A retrospective study of biliary atresia as seen and managed in Kenyatta National Hospital was carried out.  It covered an eleven (11) year period between 1991 to 2001.  The original interval period of seventeen years between 1985 to 2001 was reversed to 11 years.  The period between 1985 to 1990 was excluded since no files in that period could be traced.


Biliary atresia is the commonest cause of infantile cholestatic jaundice and is only amenable to surgery.


In the study period, 44 cases were reviewed giving an average of 4 cases per year being seen in KNH.  All were of black race.  There was a female preponderance of 1:0.69.


Biliary atresia constituted 1.5% of all neonatal jaundice seen in KNH in the study period.  Thirty-seven (85%) of the patients seen in KNH were referrals with only 7 (15%) being seen primarily in KNH.


Average age at referral was 110 days and outside the age bracket when jaundice clearance is expected after surgery.  Only 45% of patients were seen within 90 days of age.


Confirmatory test done in KNH included ultrasound, liver biopsy and operative cholangiography.

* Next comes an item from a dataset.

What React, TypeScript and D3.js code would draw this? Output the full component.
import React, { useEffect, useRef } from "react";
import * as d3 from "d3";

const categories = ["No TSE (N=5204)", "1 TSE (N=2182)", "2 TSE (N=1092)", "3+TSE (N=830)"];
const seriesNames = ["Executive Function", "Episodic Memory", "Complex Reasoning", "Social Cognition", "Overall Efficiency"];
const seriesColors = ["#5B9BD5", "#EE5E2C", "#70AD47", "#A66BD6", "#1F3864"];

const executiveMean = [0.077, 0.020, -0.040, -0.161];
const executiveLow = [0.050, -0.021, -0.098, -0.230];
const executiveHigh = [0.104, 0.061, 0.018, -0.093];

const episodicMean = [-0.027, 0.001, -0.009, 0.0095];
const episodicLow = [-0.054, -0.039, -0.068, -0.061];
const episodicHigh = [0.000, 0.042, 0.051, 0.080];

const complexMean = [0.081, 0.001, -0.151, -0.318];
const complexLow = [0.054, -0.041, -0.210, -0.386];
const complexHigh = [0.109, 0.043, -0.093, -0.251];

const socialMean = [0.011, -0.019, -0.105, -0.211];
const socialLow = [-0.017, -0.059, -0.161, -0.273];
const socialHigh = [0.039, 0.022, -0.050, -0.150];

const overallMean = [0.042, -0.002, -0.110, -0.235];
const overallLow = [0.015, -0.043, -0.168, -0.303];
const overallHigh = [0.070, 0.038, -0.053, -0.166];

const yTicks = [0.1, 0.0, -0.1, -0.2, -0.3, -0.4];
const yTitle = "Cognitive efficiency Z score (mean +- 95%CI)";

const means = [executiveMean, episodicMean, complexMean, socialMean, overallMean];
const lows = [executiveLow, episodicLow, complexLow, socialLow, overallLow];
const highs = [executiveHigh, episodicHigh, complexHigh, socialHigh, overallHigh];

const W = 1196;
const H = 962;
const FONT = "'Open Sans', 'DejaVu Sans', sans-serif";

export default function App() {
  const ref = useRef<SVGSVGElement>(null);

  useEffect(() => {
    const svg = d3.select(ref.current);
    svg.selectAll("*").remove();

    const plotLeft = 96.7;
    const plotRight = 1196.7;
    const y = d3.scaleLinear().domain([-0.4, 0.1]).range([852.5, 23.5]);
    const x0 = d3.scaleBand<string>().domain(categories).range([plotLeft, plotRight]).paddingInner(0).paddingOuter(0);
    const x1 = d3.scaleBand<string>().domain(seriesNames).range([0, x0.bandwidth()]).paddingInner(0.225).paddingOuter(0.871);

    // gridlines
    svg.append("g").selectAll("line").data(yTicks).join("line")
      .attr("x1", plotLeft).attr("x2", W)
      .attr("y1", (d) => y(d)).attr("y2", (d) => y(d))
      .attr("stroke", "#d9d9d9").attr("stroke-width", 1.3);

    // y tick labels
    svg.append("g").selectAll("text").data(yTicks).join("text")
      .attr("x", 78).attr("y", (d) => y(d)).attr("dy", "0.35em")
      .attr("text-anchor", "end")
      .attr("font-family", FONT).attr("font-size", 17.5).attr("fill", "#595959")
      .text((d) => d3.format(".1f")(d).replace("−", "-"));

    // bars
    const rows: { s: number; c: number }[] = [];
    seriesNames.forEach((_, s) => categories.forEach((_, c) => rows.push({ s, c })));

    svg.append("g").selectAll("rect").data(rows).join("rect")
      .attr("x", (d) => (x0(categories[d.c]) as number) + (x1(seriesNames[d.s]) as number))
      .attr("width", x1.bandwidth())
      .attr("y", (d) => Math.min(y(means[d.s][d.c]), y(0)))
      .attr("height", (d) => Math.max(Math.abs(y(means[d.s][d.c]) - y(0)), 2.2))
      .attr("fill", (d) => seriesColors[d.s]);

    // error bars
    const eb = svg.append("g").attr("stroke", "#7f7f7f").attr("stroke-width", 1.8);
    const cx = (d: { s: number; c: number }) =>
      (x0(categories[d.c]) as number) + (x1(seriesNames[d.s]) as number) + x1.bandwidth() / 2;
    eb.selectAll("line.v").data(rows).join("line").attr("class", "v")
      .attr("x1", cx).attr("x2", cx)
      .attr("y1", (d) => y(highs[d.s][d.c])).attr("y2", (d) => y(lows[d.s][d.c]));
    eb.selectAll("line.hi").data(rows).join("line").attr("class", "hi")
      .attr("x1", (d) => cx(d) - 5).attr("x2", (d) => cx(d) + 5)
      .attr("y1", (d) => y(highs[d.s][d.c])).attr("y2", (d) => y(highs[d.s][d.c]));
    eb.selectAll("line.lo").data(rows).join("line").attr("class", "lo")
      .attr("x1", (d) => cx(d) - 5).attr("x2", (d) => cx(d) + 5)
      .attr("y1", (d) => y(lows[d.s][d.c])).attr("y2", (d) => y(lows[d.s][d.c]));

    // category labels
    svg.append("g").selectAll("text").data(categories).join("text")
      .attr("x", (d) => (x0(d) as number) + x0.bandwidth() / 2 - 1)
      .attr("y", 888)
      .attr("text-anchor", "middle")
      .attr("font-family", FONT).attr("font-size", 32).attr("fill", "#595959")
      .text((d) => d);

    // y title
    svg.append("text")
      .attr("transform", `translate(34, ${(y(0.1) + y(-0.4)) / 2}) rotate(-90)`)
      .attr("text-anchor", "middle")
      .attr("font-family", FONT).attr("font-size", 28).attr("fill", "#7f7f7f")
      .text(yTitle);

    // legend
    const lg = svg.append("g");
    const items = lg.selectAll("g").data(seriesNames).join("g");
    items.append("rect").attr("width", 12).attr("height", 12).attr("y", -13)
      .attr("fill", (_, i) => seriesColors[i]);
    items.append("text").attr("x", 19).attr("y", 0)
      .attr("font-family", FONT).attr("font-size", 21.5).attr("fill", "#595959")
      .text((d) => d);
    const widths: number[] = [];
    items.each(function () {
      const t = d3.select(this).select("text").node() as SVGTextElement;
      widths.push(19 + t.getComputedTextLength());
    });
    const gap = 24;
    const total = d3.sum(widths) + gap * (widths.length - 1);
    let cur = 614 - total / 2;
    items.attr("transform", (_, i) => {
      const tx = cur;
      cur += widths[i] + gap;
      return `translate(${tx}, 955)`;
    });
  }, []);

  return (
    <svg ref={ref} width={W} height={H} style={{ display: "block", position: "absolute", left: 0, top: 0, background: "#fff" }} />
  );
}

Eleven (25%) out of the 44 cases seen had operation to relieve extrahepatic biliary obstruction.  The mean age at operation was 90 days with a range of 51 to 110 days.  There was a strong association between the age at operation and jaundice clearance, hepatic decompensation and occurrence of cholangitis.

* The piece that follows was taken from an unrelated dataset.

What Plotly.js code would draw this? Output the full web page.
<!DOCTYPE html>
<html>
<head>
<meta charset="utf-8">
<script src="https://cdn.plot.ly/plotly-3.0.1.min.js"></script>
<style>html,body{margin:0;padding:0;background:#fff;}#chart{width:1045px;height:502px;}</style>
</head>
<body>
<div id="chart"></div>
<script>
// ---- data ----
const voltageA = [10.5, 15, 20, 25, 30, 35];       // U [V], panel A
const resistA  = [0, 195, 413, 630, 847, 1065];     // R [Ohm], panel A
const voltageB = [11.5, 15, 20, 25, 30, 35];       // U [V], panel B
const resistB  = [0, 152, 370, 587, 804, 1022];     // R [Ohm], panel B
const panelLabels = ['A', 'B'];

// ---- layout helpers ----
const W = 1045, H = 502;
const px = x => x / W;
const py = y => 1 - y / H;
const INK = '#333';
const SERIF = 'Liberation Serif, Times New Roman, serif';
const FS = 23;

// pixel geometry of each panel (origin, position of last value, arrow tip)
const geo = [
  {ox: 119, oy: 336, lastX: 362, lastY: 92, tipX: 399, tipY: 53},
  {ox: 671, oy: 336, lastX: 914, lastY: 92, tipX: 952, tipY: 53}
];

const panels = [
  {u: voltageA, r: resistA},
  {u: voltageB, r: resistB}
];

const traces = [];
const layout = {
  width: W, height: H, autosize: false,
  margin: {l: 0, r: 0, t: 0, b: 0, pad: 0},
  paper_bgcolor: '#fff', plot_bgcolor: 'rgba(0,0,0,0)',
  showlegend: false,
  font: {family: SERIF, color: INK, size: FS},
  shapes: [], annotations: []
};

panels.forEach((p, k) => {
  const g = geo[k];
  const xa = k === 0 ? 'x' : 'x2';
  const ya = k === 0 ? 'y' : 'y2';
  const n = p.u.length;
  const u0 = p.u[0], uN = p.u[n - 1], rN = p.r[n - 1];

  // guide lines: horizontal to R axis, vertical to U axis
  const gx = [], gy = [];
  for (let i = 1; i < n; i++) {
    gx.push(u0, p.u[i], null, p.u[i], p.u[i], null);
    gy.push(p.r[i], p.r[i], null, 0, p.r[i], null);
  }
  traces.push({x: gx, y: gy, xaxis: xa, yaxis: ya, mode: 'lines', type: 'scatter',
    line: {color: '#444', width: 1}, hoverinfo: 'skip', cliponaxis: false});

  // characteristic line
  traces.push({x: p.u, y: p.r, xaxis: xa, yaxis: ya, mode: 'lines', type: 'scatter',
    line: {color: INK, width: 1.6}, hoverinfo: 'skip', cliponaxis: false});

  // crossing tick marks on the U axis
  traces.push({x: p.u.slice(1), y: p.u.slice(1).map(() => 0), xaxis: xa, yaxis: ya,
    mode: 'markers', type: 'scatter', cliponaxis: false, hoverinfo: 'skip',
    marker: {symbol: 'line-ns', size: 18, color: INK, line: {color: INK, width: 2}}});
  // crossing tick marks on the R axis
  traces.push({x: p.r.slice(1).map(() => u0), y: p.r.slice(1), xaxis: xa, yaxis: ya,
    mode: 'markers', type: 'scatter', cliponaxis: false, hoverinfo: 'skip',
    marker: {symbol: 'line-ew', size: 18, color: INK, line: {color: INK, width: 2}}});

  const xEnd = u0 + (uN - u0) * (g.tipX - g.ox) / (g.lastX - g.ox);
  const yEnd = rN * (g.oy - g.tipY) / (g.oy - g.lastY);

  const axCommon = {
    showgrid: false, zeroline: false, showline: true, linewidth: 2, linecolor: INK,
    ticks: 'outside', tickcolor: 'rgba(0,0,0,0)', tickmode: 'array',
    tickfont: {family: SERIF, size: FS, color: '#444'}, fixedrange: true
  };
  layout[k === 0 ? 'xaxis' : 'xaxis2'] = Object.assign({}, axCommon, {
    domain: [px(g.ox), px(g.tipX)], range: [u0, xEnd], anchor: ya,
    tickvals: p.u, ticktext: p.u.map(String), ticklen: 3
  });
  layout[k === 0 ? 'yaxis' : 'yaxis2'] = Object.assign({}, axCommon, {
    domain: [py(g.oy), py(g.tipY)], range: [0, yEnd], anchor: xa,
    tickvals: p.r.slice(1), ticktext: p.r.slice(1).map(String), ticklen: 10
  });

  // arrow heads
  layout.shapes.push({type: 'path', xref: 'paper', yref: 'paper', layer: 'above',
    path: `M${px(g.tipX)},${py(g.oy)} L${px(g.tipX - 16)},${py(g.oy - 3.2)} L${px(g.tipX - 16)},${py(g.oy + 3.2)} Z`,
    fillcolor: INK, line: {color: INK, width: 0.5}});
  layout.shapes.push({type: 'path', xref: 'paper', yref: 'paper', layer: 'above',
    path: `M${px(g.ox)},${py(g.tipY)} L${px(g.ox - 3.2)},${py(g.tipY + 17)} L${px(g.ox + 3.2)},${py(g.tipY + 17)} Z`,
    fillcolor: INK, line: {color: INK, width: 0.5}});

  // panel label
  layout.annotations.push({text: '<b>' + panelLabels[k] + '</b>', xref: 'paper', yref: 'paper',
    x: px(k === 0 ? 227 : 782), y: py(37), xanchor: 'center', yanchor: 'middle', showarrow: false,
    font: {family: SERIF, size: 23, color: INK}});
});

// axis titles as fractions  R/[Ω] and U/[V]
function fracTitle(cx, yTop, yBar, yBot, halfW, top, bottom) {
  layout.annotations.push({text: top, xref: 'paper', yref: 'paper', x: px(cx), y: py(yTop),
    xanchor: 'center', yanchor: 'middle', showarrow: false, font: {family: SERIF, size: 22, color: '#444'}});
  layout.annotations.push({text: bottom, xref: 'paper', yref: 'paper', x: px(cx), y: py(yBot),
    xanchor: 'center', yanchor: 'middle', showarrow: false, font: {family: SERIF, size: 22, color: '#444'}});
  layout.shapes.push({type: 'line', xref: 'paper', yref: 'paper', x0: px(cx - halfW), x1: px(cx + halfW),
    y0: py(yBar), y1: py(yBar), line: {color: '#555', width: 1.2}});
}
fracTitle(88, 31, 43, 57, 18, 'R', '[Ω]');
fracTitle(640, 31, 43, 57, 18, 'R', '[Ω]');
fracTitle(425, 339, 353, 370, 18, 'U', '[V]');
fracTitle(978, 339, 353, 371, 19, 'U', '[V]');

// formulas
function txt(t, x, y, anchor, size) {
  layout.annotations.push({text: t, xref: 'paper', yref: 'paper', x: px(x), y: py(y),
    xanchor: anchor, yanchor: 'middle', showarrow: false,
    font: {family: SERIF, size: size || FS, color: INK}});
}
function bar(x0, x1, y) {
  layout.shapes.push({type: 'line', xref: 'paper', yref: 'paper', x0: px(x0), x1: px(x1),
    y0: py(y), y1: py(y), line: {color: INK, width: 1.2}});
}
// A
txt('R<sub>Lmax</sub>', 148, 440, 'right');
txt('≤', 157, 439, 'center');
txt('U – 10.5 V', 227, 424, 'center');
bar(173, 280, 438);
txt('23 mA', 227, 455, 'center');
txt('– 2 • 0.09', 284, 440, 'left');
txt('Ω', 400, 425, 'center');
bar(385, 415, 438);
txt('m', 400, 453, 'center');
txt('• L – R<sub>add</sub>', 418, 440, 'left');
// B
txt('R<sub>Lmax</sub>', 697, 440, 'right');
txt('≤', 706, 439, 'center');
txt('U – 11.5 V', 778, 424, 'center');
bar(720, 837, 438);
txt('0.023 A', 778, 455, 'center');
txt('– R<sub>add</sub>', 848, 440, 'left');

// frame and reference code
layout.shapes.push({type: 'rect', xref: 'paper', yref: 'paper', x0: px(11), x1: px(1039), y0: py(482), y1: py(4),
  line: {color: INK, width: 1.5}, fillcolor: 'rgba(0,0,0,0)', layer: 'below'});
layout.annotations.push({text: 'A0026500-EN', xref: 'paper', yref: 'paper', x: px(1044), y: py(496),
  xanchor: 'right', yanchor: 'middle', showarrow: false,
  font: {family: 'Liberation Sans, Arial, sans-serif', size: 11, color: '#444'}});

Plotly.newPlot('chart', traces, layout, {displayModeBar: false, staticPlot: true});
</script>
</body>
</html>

The morphological type had strong association with jaundice clearance.


No mortality was recorded in the group that had operation.  Consequently, survival outcome could not be established.  The mean duration of follow up was 7 months.

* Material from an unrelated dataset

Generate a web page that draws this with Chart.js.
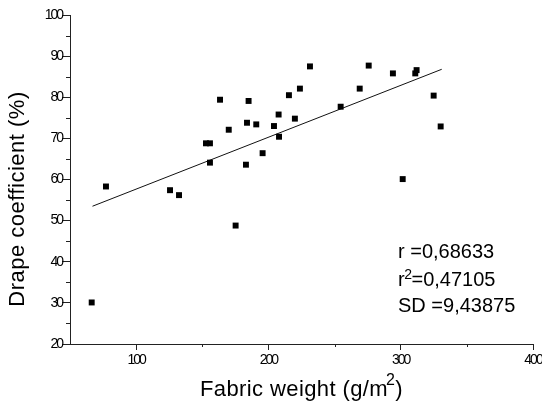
<!DOCTYPE html>
<html><head><meta charset="utf-8">
<script src="https://cdn.jsdelivr.net/npm/chart.js@4/dist/chart.umd.min.js"></script>
<style>html,body{margin:0;padding:0;background:#fff}#wrap{width:542px;height:406px}</style>
</head><body><div id="wrap"><canvas id="c" width="542" height="406"></canvas></div>
<script>
// Data
const fabricWeight = [66.4, 77.2, 125.6, 132.4, 152.8, 155.8, 155.8, 163.4, 170.0, 175.2, 183.0, 183.8, 185.0, 190.8, 195.6, 204.2, 207.7, 208.0, 215.5, 220.0, 223.8, 231.4, 254.6, 269.0, 275.8, 294.1, 301.5, 311.0, 312.0, 324.9, 330.2];
const drapeCoefficient = [30.1, 58.3, 57.4, 56.2, 68.8, 68.8, 64.1, 79.4, 72.1, 48.8, 63.6, 73.8, 79.1, 73.4, 66.4, 73.0, 75.8, 70.4, 80.5, 74.8, 82.1, 87.5, 77.7, 82.1, 87.7, 85.8, 60.1, 85.8, 86.6, 80.4, 72.9];
const fitWeight = [67, 331];
const fitDrape = [53.5, 86.8];
const xTickValues = [50, 100, 150, 200, 250, 300, 350, 400];
const xTickLabels = ['', '100', '', '200', '', '300', '', '400'];
const yTickValues = [20, 25, 30, 35, 40, 45, 50, 55, 60, 65, 70, 75, 80, 85, 90, 95, 100];
const yTickLabels = ['20', '', '30', '', '40', '', '50', '', '60', '', '70', '', '80', '', '90', '', '100'];
const xTitleParts = ['Fabric weight (g/m', '2', ')'];
const yTitle = 'Drape coefficient (%)';
const statNames = ['r ', 'r', 'SD '];
const statSups = ['', '2', ''];
const statValues = ['=0,68633', '=0,47105', '=9,43875'];

const FONT = '"Liberation Sans", Arial, sans-serif';
const AX = '#222';

const points = fabricWeight.map((x, i) => ({x, y: drapeCoefficient[i]}));
const fitLine = fitWeight.map((x, i) => ({x, y: fitDrape[i]}));

const extras = {
  id: 'extras',
  beforeDraw(chart) { chart.ctx.letterSpacing = '-2px'; },
  beforeDatasetsDraw(chart) { chart.ctx.letterSpacing = '0px'; },
  afterDraw(chart) {
    const ctx = chart.ctx;
    const xs = chart.scales.x, ys = chart.scales.y;
    ctx.save();
    ctx.letterSpacing = '0px';
    ctx.strokeStyle = AX; ctx.lineWidth = 1;
    // minor ticks
    ctx.beginPath();
    xTickValues.forEach((v, i) => {
      if (xTickLabels[i] === '' && v > xs.min) {
        const px = Math.round(xs.getPixelForValue(v)) + 0.5;
        ctx.moveTo(px, xs.top); ctx.lineTo(px, xs.top + 3);
      }
    });
    yTickValues.forEach((v, i) => {
      if (yTickLabels[i] === '') {
        const py = Math.round(ys.getPixelForValue(v)) + 0.5;
        ctx.moveTo(ys.right, py); ctx.lineTo(ys.right - 4, py);
      }
    });
    ctx.stroke();
    ctx.fillStyle = '#000';
    // y title
    ctx.save();
    ctx.translate(18, 199);
    ctx.rotate(-Math.PI / 2);
    ctx.font = '22px ' + FONT;
    ctx.letterSpacing = '0.5px';
    ctx.textAlign = 'center'; ctx.textBaseline = 'middle';
    ctx.fillText(yTitle, 0, 0);
    ctx.restore();
    // x title with superscript
    ctx.textBaseline = 'alphabetic'; ctx.textAlign = 'left';
    ctx.letterSpacing = '0.4px';
    ctx.font = '22px ' + FONT;
    const w1 = ctx.measureText(xTitleParts[0]).width;
    const w3 = ctx.measureText(xTitleParts[2]).width;
    ctx.font = '16px ' + FONT;
    const w2 = ctx.measureText(xTitleParts[1]).width;
    const total = w1 + w2 - 2 + w3;
    const cx = (xs.left + xs.right) / 2;
    let tx = cx - total / 2;
    ctx.font = '22px ' + FONT;
    ctx.fillText(xTitleParts[0], tx, 396);
    tx += w1 - 2;
    ctx.font = '16px ' + FONT;
    ctx.fillText(xTitleParts[1], tx, 385);
    tx += w2;
    ctx.font = '22px ' + FONT;
    ctx.fillText(xTitleParts[2], tx, 396);
    // statistics
    ctx.letterSpacing = '0px';
    const baselines = [258, 286, 312];
    statNames.forEach((nm, i) => {
      let x = 398;
      ctx.font = '20px ' + FONT;
      ctx.fillText(nm, x, baselines[i]);
      x += ctx.measureText(nm).width;
      if (statSups[i]) {
        ctx.font = '14px ' + FONT;
        ctx.fillText(statSups[i], x - 0.5, baselines[i] - 7);
        x += ctx.measureText(statSups[i]).width - 1;
      }
      ctx.font = '20px ' + FONT;
      ctx.fillText(statValues[i], x, baselines[i]);
    });
    ctx.restore();
  }
};

new Chart(document.getElementById('c'), {
  type: 'scatter',
  data: {
    datasets: [
      {data: points, pointStyle: 'rect', pointRadius: 4.2, pointHoverRadius: 4.2,
       backgroundColor: '#000', borderColor: '#000', borderWidth: 0},
      {type: 'line', data: fitLine, showLine: true, borderColor: '#111', borderWidth: 1,
       pointRadius: 0, fill: false, tension: 0}
    ]
  },
  options: {
    responsive: false, animation: false, devicePixelRatio: 1,
    layout: {padding: {left: 0, top: 15, right: 9, bottom: 0}},
    plugins: {legend: {display: false}, tooltip: {enabled: false}},
    scales: {
      x: {
        type: 'linear', min: 50, max: 400,
        afterBuildTicks: s => { s.ticks = xTickValues.map(v => ({value: v})); },
        afterFit: s => { s.height = 62; s.paddingLeft = 0; s.paddingRight = 0; },
        ticks: {callback: (v, i) => xTickLabels[i], autoSkip: false, maxRotation: 0, minRotation: 0,
                padding: 2, color: '#000', font: {family: FONT, size: 14}},
        grid: {display: true, drawOnChartArea: false, drawTicks: true, tickLength: 6, tickWidth: 1,
               tickColor: c => xTickLabels[c.index] ? AX : 'rgba(0,0,0,0)', color: 'rgba(0,0,0,0)'},
        border: {display: true, color: AX, width: 1},
        title: {display: false}
      },
      y: {
        type: 'linear', min: 20, max: 100,
        afterBuildTicks: s => { s.ticks = yTickValues.map(v => ({value: v})); },
        afterFit: s => { s.width = 70; s.paddingTop = 0; s.paddingBottom = 0; },
        ticks: {callback: (v, i) => yTickLabels[i], autoSkip: false, padding: 0, color: '#000',
                font: {family: FONT, size: 14}},
        grid: {display: true, drawOnChartArea: false, drawTicks: true, tickLength: 8, tickWidth: 1,
               tickColor: c => yTickLabels[c.index] ? AX : 'rgba(0,0,0,0)', color: 'rgba(0,0,0,0)'},
        border: {display: true, color: AX, width: 1},
        title: {display: false}
      }
    }
  },
  plugins: [extras]
});
</script></body></html>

Death in those who did not have any form of operation to relieve extrahepatic biliary obstruction occurred at an average age of 9.7 months.


The duration of follow up in those who did not have operation and were still alive at last follow up was 6 months.


Overall majority of the patients were seen at an advanced age when surgery would not be beneficial.


Valuable time was lost before patients were referred to Paediatric surgeon.  The diagnosis of biliary atresia requires a high index of suspicion and in KNH simple and fast diagnostic methods are not performed due to lack of equipment and materials.  This necessitated the use of invasive procedures such as percutaneous biopsy and exploratory laporatomy.  There is a need for KNH to invest in these diagnostic tools to expedite early diagnosis and surgery.

Clinicians need a constant reminder of the ever presence of biliary atresia as one in a spectrum neonatal cholestasis.  This should include standard management of the condition, which will lead to early diagnosis, surgery and follow up.  


 The management of biliary atresia has been improving with time and record keeping of patients managed in KNH ought to be updated so that frequent auditing can be done with a view of standardizing the management of this condition.